Dia mengatakan, waktu kunjungan-kunjungan para menteri KMP ke Jokowi yang kurang tepat pada akhirnya memunculkan anggapan politik patronase di masyarakat. Karena, masih ada yang merasakan Jokowi masih menjadi patron mantan-mantan menteri di kabinet pemerintahannya. “Bisa saja ada unsur-unsur untuk bisa menyelamatkan diri juga karena pengaruhnya Pak Jokowi masih ada. Maka yang penting transisi ini jelas dan untung Pak Prabowo secara publik tidak mengungkapkan ketersinggungannya,” tambah Haryatmoko.
Dia menjelaskan, meski Jokowi sudah menegaskan bahwa tidak ada matahari kembar dan matahari hanya satu yakni Presiden Prabowo Subianto, pernyataan itu masih bisa menimbulkan debat kusir dari segi atau aspek bahasa. Dalam ilmu bahasa, ada tiga aspek yakni ocationaryocionary, per locationary, ilo-locutionary. Dari aspek ilo-locutionary, lanjut Haryatmoko, suatu pernyataan dikatakan benar dan ada hubungannya dengan sejauh mana pernyataan itu ada implikasinya bagi yang mengatakan, atau dengan kata lain adanya satu kata dan perbuatan.
“Orang kan masih curiga, betul gak waktu (Jokowi) mengatakan Presidennya adalah Prabowo. Tapi apakah kebijakan-kebijakan, diam-diam masih sangat dipengaruhi oleh Pak Jokowi atau yang istilahnya cawe-cawe itu.

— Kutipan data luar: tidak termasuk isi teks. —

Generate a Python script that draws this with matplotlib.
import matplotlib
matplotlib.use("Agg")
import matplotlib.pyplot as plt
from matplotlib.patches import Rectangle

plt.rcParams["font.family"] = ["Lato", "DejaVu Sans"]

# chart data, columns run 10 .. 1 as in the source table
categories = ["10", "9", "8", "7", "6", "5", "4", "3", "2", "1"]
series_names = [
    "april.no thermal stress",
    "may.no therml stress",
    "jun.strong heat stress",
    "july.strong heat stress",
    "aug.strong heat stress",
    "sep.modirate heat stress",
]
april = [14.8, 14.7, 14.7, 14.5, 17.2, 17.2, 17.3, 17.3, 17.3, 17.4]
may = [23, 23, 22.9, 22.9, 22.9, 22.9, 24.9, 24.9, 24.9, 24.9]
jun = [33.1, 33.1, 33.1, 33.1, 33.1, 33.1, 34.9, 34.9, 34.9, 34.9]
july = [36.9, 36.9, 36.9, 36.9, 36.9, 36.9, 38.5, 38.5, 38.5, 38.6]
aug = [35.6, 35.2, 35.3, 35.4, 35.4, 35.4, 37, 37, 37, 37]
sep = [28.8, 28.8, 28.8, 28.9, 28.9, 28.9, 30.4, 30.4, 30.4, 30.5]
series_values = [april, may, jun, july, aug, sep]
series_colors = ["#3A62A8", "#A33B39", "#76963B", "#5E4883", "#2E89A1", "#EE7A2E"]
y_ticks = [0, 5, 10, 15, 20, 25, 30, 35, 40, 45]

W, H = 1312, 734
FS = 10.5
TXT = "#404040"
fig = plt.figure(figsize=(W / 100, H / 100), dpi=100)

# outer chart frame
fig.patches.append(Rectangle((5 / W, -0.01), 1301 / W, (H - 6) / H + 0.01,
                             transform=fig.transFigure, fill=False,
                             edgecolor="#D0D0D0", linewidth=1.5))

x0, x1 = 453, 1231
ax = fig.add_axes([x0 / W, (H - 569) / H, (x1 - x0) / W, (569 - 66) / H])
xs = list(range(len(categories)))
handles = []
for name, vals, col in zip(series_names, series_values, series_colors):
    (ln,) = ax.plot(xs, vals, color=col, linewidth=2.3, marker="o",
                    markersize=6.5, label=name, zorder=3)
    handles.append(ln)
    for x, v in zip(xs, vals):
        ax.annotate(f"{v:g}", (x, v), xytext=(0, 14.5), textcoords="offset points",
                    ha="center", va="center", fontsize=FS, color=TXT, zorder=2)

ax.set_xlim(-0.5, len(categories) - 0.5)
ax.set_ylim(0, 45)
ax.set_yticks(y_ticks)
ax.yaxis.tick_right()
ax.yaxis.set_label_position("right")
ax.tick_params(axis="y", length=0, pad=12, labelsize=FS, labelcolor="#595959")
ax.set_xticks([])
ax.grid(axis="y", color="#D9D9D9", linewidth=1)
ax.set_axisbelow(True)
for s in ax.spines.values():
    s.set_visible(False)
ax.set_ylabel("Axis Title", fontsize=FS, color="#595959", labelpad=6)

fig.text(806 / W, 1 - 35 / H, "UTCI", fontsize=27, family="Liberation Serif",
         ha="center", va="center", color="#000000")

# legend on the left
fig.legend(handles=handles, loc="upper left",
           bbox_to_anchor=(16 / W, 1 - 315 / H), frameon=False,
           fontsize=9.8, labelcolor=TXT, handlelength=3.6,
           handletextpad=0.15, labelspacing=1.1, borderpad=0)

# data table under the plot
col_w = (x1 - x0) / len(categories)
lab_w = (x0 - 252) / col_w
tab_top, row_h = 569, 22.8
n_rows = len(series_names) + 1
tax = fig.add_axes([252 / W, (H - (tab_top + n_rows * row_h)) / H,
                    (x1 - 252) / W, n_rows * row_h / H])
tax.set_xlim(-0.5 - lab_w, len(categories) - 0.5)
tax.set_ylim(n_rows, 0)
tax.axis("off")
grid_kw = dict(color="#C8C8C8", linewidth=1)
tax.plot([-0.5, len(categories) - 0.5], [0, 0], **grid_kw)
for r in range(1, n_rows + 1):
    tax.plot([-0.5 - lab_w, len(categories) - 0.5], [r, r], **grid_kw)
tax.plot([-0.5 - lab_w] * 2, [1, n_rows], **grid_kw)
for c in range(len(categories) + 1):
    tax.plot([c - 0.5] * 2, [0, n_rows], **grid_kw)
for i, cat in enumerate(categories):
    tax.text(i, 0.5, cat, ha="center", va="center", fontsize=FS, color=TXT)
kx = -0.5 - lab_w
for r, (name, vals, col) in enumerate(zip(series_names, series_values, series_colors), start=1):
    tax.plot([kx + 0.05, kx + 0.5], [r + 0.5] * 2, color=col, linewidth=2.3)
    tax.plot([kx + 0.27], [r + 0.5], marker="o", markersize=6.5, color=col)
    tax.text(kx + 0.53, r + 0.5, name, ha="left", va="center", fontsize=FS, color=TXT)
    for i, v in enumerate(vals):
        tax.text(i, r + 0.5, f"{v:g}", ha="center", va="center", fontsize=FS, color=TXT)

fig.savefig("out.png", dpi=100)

Jangan-jangan masyarakat masih mendapatkan kesan seperti itu,” tandasnya.
Direktur Eksekutif Skala Data Indonesia, Arif Nurul Imam berpendapat, kunjungan menteri KMP seperti menunjukkan sulitnya melepaskan bayang-bayang Jokowi dalam pemerintahan Prabowo Subianto. Hal ini bisa menjadi alarm bahaya yang harus segera diatasi dengan baik. Sebab jika tidak, selamanya pemerintahan Prabowo akan terus dihantui dan tidak bisa mandiri dalam menjalankan seluruh program kerja yang telah dibuat.
“Saya kira ketika kepemimpinan kembar tentu akan terjadi tarik ulur kepentingan. Di mana dalam cawe-cawe Jokowi disinyalir oleh publik masih lumayan kuat dalam pemerintahan Prabowo-Gibran. Kita tahu faktor politiknya tentu karena Jokowi dianggap punya investasi terhadap kemenangan Prabowo-Gibran,” tuturnya.

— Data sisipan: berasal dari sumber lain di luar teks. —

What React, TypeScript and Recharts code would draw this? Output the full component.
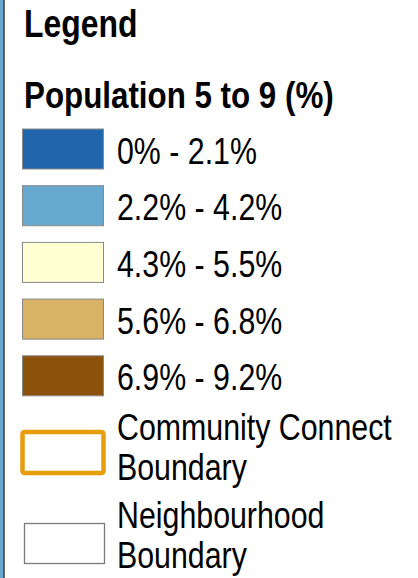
import { BarChart, Bar, Legend } from 'recharts';

const TITLE = 'Legend';
const SUBTITLE = 'Population 5 to 9 (%)';
const CLASS_LABELS = ['0% - 2.1%', '2.2% - 4.2%', '4.3% - 5.5%', '5.6% - 6.8%', '6.9% - 9.2%'];
const CLASS_COLORS = ['#2166ac', '#67a9cf', '#ffffd4', '#d8b365', '#8c510a'];
const BOUNDARY_LABELS = [
  ['Community Connect', 'Boundary'],
  ['Neighbourhood', 'Boundary'],
];
const BOUNDARY_STROKES = ['#e89d0a', '#7a7a7a'];

const FONT = '"Liberation Sans", Arial, sans-serif';
const NARROW = 0.82;

const data = [{ name: 'x', c0: 0, c1: 0, c2: 0, c3: 0, c4: 0 }];

function Txt({ x, y, size, bold, sx, children }: any) {
  return (
    <g transform={`translate(${x},${y}) scale(${sx},1)`}>
      <text x={0} y={0} fontFamily={FONT} fontSize={size} fontWeight={bold ? 700 : 400} fill="#000">
        {children}
      </text>
    </g>
  );
}

function LegendPanel() {
  return (
    <svg width={418} height={578} style={{ display: 'block' }}>
      <rect x={0} y={0} width={418} height={578} fill="#fff" />
      {/* map edge on the left */}
      <rect x={0} y={0} width={3.5} height={578} fill="#69a7cf" />
      <line x1={4} y1={0} x2={4} y2={578} stroke="#333" strokeWidth={1.5} />

      <Txt x={24} y={37} size={38} bold sx={0.84}>{TITLE}</Txt>
      <Txt x={24} y={108} size={36} bold sx={0.87}>{SUBTITLE}</Txt>

      {CLASS_LABELS.map((label, i) => {
        const top = 129 + i * 56.7;
        return (
          <g key={label}>
            <rect x={22.5} y={top} width={81} height={40} fill={CLASS_COLORS[i]} stroke="#888" strokeWidth={1} />
            <Txt x={117} y={top + 34.5} size={37} sx={NARROW}>{label}</Txt>
          </g>
        );
      })}

      <rect x={22.5} y={432} width={81} height={41} rx={2} fill="#fff" stroke={BOUNDARY_STROKES[0]} strokeWidth={4.5} />
      <Txt x={117} y={440} size={37} sx={NARROW}>{BOUNDARY_LABELS[0][0]}</Txt>
      <Txt x={117} y={480} size={37} sx={NARROW}>{BOUNDARY_LABELS[0][1]}</Txt>

      <rect x={24.5} y={523.5} width={80} height={40} fill="#fff" stroke={BOUNDARY_STROKES[1]} strokeWidth={1.3} />
      <Txt x={117} y={528} size={37} sx={NARROW}>{BOUNDARY_LABELS[1][0]}</Txt>
      <Txt x={117} y={568} size={37} sx={NARROW}>{BOUNDARY_LABELS[1][1]}</Txt>
    </svg>
  );
}

export default function App() {
  return (
    <div style={{ position: 'absolute', left: 0, top: 0, width: 418, height: 578, background: '#fff' }}>
      <BarChart width={418} height={578} data={data} margin={{ top: 0, right: 0, bottom: 0, left: 0 }}>
        {CLASS_LABELS.map((label, i) => (
          <Bar key={label} dataKey={`c${i}`} name={label} fill={CLASS_COLORS[i]} isAnimationActive={false} />
        ))}
        <Legend
          layout="vertical"
          verticalAlign="top"
          align="left"
          wrapperStyle={{ left: 0, top: 0, width: 418, height: 578 }}
          content={() => <LegendPanel />}
        />
      </BarChart>
    </div>
  );
}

“Kedua, kita tahu juga Gibran merupakan anak dari Jokowi. Karena itu acap kali Jokowi masuk dalam ranah-ranah kebijakan publik yang dianggap penting, meskipun itu di belakang panggung,” tambah Arif.
Pengamat sejarah, Reza Anshori punya pendapat menggelitik soal penyelesaian isu matahari kembar di era Prabowo Subianto. Ketua Umum Partai Gerindra itu bisa berkaca pada kisah Sultan Agung (Mataram) yang ingin memadamkan matahari lain di Tanah Jawa, yakni Giri Kedaton. Apalagi di era modern, SBY juga pernah melakukan hal yang sama dengan memadamkan matahari lainnya, yakni JK.
“SBY-JK adalah matahari kembar Indonesia di era modern. Seperti halnya Sultan Agung, SBY ingin agar matahari yang satu dipadamkan. Jika Sultan Agung menggunakan Pangeran Pekik dan Laskar Surabaya untuk mengalahkan Giri Kedaton, maka SBY menggunakan pemilu dan keluguan rakyat Indonesia untuk mengalahkan JK. Tinggal apakah Prabowo berani “menceraikan” agar Gibran maju di Pilpres 2029 dan memadamkan Jokowi yang diwakili Gibran di pemerintahan saat ini,” ujarnya.